━━━━━ SUPPLIED DATA

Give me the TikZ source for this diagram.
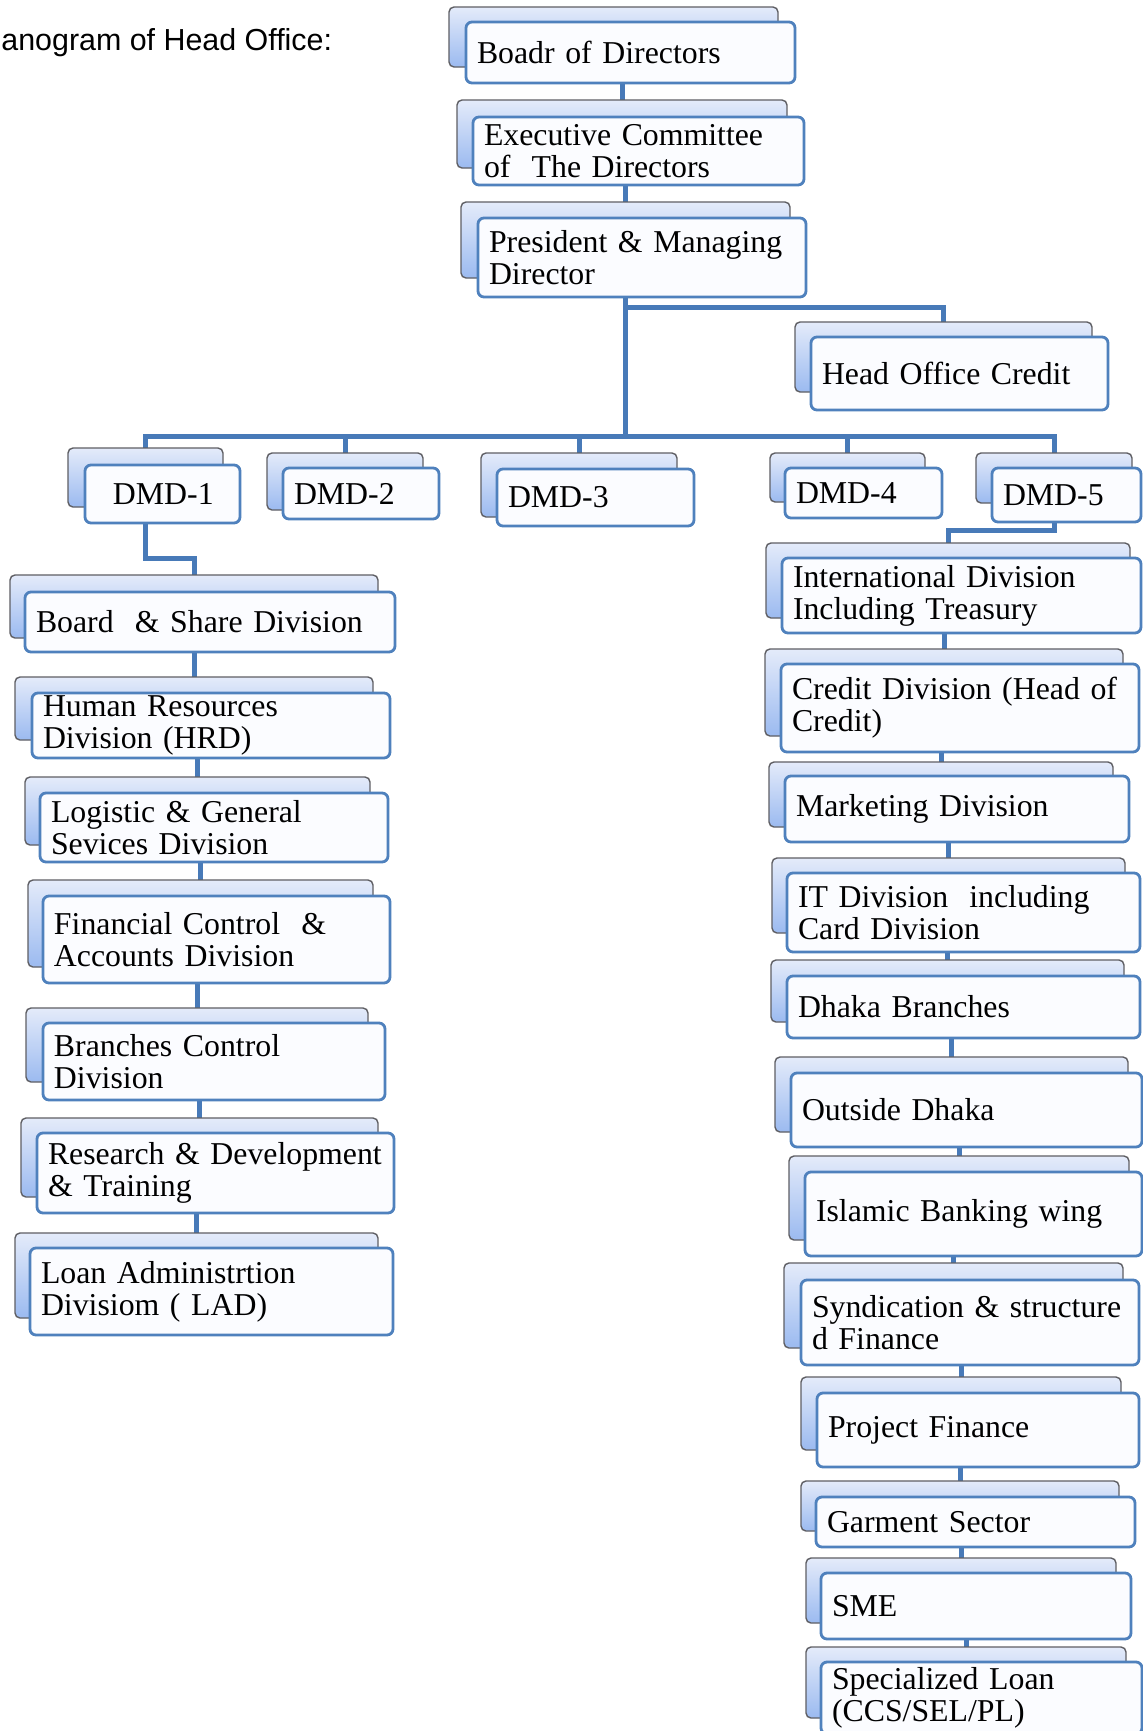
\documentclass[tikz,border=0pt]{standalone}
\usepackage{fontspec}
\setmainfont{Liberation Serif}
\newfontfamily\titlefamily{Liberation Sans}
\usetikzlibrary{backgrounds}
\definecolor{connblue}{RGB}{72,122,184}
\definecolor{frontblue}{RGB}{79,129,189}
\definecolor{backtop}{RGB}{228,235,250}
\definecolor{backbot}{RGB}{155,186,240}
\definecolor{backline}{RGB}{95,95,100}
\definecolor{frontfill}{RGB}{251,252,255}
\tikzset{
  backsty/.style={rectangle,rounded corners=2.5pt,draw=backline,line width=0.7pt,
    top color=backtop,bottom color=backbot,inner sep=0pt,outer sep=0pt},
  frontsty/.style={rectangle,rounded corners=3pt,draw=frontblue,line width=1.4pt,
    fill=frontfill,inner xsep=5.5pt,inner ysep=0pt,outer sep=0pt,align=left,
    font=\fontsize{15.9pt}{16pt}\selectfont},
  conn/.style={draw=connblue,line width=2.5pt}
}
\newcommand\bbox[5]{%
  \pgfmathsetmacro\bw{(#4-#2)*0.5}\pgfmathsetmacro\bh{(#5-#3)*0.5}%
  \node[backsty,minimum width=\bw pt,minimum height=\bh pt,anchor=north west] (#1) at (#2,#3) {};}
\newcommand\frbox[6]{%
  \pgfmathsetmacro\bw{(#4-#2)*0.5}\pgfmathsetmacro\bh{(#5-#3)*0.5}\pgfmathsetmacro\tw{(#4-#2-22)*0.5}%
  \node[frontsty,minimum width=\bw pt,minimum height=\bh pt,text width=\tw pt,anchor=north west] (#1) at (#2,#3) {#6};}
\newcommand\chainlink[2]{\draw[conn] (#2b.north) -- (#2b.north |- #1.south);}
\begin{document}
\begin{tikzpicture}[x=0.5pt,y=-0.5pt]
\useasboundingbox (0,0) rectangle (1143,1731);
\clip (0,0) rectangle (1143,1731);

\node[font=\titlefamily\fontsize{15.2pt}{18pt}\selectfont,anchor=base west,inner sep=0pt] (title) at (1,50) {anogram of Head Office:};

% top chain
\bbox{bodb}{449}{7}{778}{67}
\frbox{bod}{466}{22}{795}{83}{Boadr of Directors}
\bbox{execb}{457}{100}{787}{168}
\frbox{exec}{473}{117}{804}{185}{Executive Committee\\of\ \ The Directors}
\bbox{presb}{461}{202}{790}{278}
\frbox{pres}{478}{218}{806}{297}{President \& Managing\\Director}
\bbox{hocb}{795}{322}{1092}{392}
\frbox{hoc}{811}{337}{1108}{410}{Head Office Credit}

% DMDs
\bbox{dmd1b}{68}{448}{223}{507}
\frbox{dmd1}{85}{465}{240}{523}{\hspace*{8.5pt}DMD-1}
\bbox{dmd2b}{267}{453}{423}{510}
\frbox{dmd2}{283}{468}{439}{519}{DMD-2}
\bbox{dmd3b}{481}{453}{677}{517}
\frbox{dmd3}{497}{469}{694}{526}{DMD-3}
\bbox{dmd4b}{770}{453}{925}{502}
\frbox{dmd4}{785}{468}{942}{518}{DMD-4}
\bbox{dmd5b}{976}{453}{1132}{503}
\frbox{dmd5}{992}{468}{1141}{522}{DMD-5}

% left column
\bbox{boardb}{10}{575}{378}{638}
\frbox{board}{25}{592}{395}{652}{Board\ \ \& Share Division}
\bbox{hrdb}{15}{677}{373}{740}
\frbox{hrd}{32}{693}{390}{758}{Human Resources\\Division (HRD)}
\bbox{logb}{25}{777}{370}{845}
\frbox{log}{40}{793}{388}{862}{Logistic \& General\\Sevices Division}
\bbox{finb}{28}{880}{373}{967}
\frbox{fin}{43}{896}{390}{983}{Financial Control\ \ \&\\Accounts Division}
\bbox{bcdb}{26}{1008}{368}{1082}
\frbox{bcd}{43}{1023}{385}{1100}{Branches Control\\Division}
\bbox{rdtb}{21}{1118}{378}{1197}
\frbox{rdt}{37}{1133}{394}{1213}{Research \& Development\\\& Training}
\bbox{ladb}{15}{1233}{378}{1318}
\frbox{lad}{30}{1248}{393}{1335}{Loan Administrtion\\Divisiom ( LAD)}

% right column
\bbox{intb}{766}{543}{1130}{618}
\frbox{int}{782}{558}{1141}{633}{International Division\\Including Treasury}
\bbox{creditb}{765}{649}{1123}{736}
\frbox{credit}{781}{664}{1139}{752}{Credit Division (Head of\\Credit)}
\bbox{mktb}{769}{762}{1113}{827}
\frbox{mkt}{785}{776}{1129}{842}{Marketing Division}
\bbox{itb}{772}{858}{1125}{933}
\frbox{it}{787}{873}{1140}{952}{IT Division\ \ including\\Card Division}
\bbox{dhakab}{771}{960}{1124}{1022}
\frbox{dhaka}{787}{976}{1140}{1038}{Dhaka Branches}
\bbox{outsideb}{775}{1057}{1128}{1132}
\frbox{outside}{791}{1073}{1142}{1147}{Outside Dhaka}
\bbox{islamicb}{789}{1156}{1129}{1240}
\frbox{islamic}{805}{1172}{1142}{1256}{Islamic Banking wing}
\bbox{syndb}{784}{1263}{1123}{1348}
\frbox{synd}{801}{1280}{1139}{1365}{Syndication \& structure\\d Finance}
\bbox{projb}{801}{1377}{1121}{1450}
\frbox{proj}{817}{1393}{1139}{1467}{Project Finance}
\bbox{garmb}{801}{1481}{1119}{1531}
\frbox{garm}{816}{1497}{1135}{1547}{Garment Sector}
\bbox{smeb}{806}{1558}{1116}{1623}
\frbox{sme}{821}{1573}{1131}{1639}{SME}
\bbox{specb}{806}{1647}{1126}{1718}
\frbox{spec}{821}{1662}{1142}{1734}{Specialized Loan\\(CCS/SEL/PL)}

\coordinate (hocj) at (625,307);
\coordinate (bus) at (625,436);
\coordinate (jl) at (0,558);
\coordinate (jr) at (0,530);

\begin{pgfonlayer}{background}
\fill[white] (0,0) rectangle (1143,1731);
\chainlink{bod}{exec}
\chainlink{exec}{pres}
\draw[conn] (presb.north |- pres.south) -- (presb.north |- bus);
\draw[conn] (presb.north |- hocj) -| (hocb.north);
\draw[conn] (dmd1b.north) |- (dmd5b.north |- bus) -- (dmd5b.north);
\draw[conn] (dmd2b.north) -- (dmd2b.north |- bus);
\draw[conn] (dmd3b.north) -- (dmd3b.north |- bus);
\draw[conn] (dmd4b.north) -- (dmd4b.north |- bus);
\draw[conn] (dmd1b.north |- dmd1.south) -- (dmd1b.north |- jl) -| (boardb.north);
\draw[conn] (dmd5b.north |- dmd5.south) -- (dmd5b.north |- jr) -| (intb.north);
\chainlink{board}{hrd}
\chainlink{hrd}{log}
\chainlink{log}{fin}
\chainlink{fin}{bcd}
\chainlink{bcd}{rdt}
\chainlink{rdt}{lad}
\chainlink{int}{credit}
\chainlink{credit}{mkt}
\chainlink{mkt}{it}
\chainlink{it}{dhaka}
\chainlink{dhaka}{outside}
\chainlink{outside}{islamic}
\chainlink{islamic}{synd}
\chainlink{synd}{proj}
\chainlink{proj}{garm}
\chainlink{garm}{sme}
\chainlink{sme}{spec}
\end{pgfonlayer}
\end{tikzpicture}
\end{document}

━━━━━━━━━━

INSTRUCTIONS TO FOLLOW - The pictures should not be reproduced; quote all of the other material exactly.

IN RESPONSE -
Give me the TikZ source for this diagram.
\documentclass[tikz,border=0pt]{standalone}
\usepackage{fontspec}
\setmainfont{Liberation Serif}
\newfontfamily\titlefamily{Liberation Sans}
\usetikzlibrary{backgrounds}
\definecolor{connblue}{RGB}{72,122,184}
\definecolor{frontblue}{RGB}{79,129,189}
\definecolor{backtop}{RGB}{228,235,250}
\definecolor{backbot}{RGB}{155,186,240}
\definecolor{backline}{RGB}{95,95,100}
\definecolor{frontfill}{RGB}{251,252,255}
\tikzset{
  backsty/.style={rectangle,rounded corners=2.5pt,draw=backline,line width=0.7pt,
    top color=backtop,bottom color=backbot,inner sep=0pt,outer sep=0pt},
  frontsty/.style={rectangle,rounded corners=3pt,draw=frontblue,line width=1.4pt,
    fill=frontfill,inner xsep=5.5pt,inner ysep=0pt,outer sep=0pt,align=left,
    font=\fontsize{15.9pt}{16pt}\selectfont},
  conn/.style={draw=connblue,line width=2.5pt}
}
\newcommand\bbox[5]{%
  \pgfmathsetmacro\bw{(#4-#2)*0.5}\pgfmathsetmacro\bh{(#5-#3)*0.5}%
  \node[backsty,minimum width=\bw pt,minimum height=\bh pt,anchor=north west] (#1) at (#2,#3) {};}
\newcommand\frbox[6]{%
  \pgfmathsetmacro\bw{(#4-#2)*0.5}\pgfmathsetmacro\bh{(#5-#3)*0.5}\pgfmathsetmacro\tw{(#4-#2-22)*0.5}%
  \node[frontsty,minimum width=\bw pt,minimum height=\bh pt,text width=\tw pt,anchor=north west] (#1) at (#2,#3) {#6};}
\newcommand\chainlink[2]{\draw[conn] (#2b.north) -- (#2b.north |- #1.south);}
\begin{document}
\begin{tikzpicture}[x=0.5pt,y=-0.5pt]
\useasboundingbox (0,0) rectangle (1143,1731);
\clip (0,0) rectangle (1143,1731);

\node[font=\titlefamily\fontsize{15.2pt}{18pt}\selectfont,anchor=base west,inner sep=0pt] (title) at (1,50) {anogram of Head Office:};

% top chain
\bbox{bodb}{449}{7}{778}{67}
\frbox{bod}{466}{22}{795}{83}{Boadr of Directors}
\bbox{execb}{457}{100}{787}{168}
\frbox{exec}{473}{117}{804}{185}{Executive Committee\\of\ \ The Directors}
\bbox{presb}{461}{202}{790}{278}
\frbox{pres}{478}{218}{806}{297}{President \& Managing\\Director}
\bbox{hocb}{795}{322}{1092}{392}
\frbox{hoc}{811}{337}{1108}{410}{Head Office Credit}

% DMDs
\bbox{dmd1b}{68}{448}{223}{507}
\frbox{dmd1}{85}{465}{240}{523}{\hspace*{8.5pt}DMD-1}
\bbox{dmd2b}{267}{453}{423}{510}
\frbox{dmd2}{283}{468}{439}{519}{DMD-2}
\bbox{dmd3b}{481}{453}{677}{517}
\frbox{dmd3}{497}{469}{694}{526}{DMD-3}
\bbox{dmd4b}{770}{453}{925}{502}
\frbox{dmd4}{785}{468}{942}{518}{DMD-4}
\bbox{dmd5b}{976}{453}{1132}{503}
\frbox{dmd5}{992}{468}{1141}{522}{DMD-5}

% left column
\bbox{boardb}{10}{575}{378}{638}
\frbox{board}{25}{592}{395}{652}{Board\ \ \& Share Division}
\bbox{hrdb}{15}{677}{373}{740}
\frbox{hrd}{32}{693}{390}{758}{Human Resources\\Division (HRD)}
\bbox{logb}{25}{777}{370}{845}
\frbox{log}{40}{793}{388}{862}{Logistic \& General\\Sevices Division}
\bbox{finb}{28}{880}{373}{967}
\frbox{fin}{43}{896}{390}{983}{Financial Control\ \ \&\\Accounts Division}
\bbox{bcdb}{26}{1008}{368}{1082}
\frbox{bcd}{43}{1023}{385}{1100}{Branches Control\\Division}
\bbox{rdtb}{21}{1118}{378}{1197}
\frbox{rdt}{37}{1133}{394}{1213}{Research \& Development\\\& Training}
\bbox{ladb}{15}{1233}{378}{1318}
\frbox{lad}{30}{1248}{393}{1335}{Loan Administrtion\\Divisiom ( LAD)}

% right column
\bbox{intb}{766}{543}{1130}{618}
\frbox{int}{782}{558}{1141}{633}{International Division\\Including Treasury}
\bbox{creditb}{765}{649}{1123}{736}
\frbox{credit}{781}{664}{1139}{752}{Credit Division (Head of\\Credit)}
\bbox{mktb}{769}{762}{1113}{827}
\frbox{mkt}{785}{776}{1129}{842}{Marketing Division}
\bbox{itb}{772}{858}{1125}{933}
\frbox{it}{787}{873}{1140}{952}{IT Division\ \ including\\Card Division}
\bbox{dhakab}{771}{960}{1124}{1022}
\frbox{dhaka}{787}{976}{1140}{1038}{Dhaka Branches}
\bbox{outsideb}{775}{1057}{1128}{1132}
\frbox{outside}{791}{1073}{1142}{1147}{Outside Dhaka}
\bbox{islamicb}{789}{1156}{1129}{1240}
\frbox{islamic}{805}{1172}{1142}{1256}{Islamic Banking wing}
\bbox{syndb}{784}{1263}{1123}{1348}
\frbox{synd}{801}{1280}{1139}{1365}{Syndication \& structure\\d Finance}
\bbox{projb}{801}{1377}{1121}{1450}
\frbox{proj}{817}{1393}{1139}{1467}{Project Finance}
\bbox{garmb}{801}{1481}{1119}{1531}
\frbox{garm}{816}{1497}{1135}{1547}{Garment Sector}
\bbox{smeb}{806}{1558}{1116}{1623}
\frbox{sme}{821}{1573}{1131}{1639}{SME}
\bbox{specb}{806}{1647}{1126}{1718}
\frbox{spec}{821}{1662}{1142}{1734}{Specialized Loan\\(CCS/SEL/PL)}

\coordinate (hocj) at (625,307);
\coordinate (bus) at (625,436);
\coordinate (jl) at (0,558);
\coordinate (jr) at (0,530);

\begin{pgfonlayer}{background}
\fill[white] (0,0) rectangle (1143,1731);
\chainlink{bod}{exec}
\chainlink{exec}{pres}
\draw[conn] (presb.north |- pres.south) -- (presb.north |- bus);
\draw[conn] (presb.north |- hocj) -| (hocb.north);
\draw[conn] (dmd1b.north) |- (dmd5b.north |- bus) -- (dmd5b.north);
\draw[conn] (dmd2b.north) -- (dmd2b.north |- bus);
\draw[conn] (dmd3b.north) -- (dmd3b.north |- bus);
\draw[conn] (dmd4b.north) -- (dmd4b.north |- bus);
\draw[conn] (dmd1b.north |- dmd1.south) -- (dmd1b.north |- jl) -| (boardb.north);
\draw[conn] (dmd5b.north |- dmd5.south) -- (dmd5b.north |- jr) -| (intb.north);
\chainlink{board}{hrd}
\chainlink{hrd}{log}
\chainlink{log}{fin}
\chainlink{fin}{bcd}
\chainlink{bcd}{rdt}
\chainlink{rdt}{lad}
\chainlink{int}{credit}
\chainlink{credit}{mkt}
\chainlink{mkt}{it}
\chainlink{it}{dhaka}
\chainlink{dhaka}{outside}
\chainlink{outside}{islamic}
\chainlink{islamic}{synd}
\chainlink{synd}{proj}
\chainlink{proj}{garm}
\chainlink{garm}{sme}
\chainlink{sme}{spec}
\end{pgfonlayer}
\end{tikzpicture}
\end{document}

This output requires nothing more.